Il y a une chose que les médecins ne semblent pas apprendre au cours de leurs longues études : dire « je ne sais pas ».
Et pourtant, si un jour, vous vous êtes entendu dire que vous aviez une maladie ou un trouble idiopathique, c’est exactement ça qu’il fallait comprendre. Le médecin vous confirme que vous avez un truc, bénin ou pas, passager ou pas, mais il/elle n’a foutrement aucune idée de la cause de ce truc et probablement guère plus de la meilleure façon de vous aider. Son seul espoir est que ce mot, avec ses nobles racines grecques et sa gueule de diagnostic, suffise à vous apaiser.
Sauf que ce mot est l’exact opposé d’un diagnostic. Il est le symptôme d’une médecine qui refuse d’admettre son ignorance dans la langue du patient.

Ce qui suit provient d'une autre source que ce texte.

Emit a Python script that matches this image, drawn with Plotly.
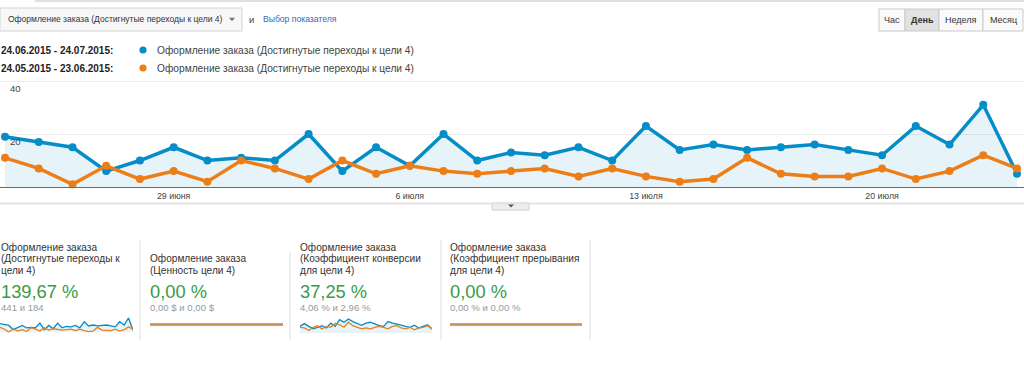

Peut-être que la force de cet effet contextuel (plus connu sous le nom d’effet placebo) par la reconnaissance du mal et le chic de l’étiquette peut fonctionner chez certains patients. J’ai tout de même un doute, dans la plupart des cas.
Ainsi, j’ai eu le bonheur de me faire diagnostiquer il y a bien longtemps une splendide « colopathie fonctionnelle idiopathique ». Le gastro-entérologue avait l’air assez satisfait. Bien sûr, il ne savait pas que le déchiffrage du jargon médical était le cœur de mon métier.
Quant à moi, donc, je suis repartie avec mon « mal de bide chronique inexpliqué » et la certitude que mes désagréments digestifs n’auraient pas été aggravés par un diagnostic plus honnête du type : « je suis désolée, madame, je ne sais pas ».
En revanche, mon estime pour ce professionnel de santé en eût été grandement améliorée.
Petite proposition de script à destination des médecins trop friands d’idiopathisme :
Votre souffrance est bien réelle, mais malheureusement, je n’ai pas réussi à en identifier la cause. Je vous ai prescrit tous les examens pertinents pour vérifier qu’il n’y a rien de grave. Les résultats sont rassurants. C’est tout de même une bonne chose, même si ça ne fait pas disparaître le problème. Nous pourrons chercher ensemble [ou je pourrai vous orienter vers des collègues pour chercher] des moyens empiriques d’atténuer votre souffrance au quotidien. Vous pouvez aussi vous rapprocher d’associations de patients, qui pourraient avoir des conseils utiles à partager avec vous.
Peut-être qu’à l’avenir, les avancées des connaissances nous permettront de mieux comprendre et traiter ce dont vous souffrez. En attendant, j’espère que vous trouverez des moyens de mieux vivre avec et nous ferons tout notre possible pour vous y aider.
C’est sûr, c’est plus long. Mais je suis sûre que l’effet placebo n’en serait que renforcé.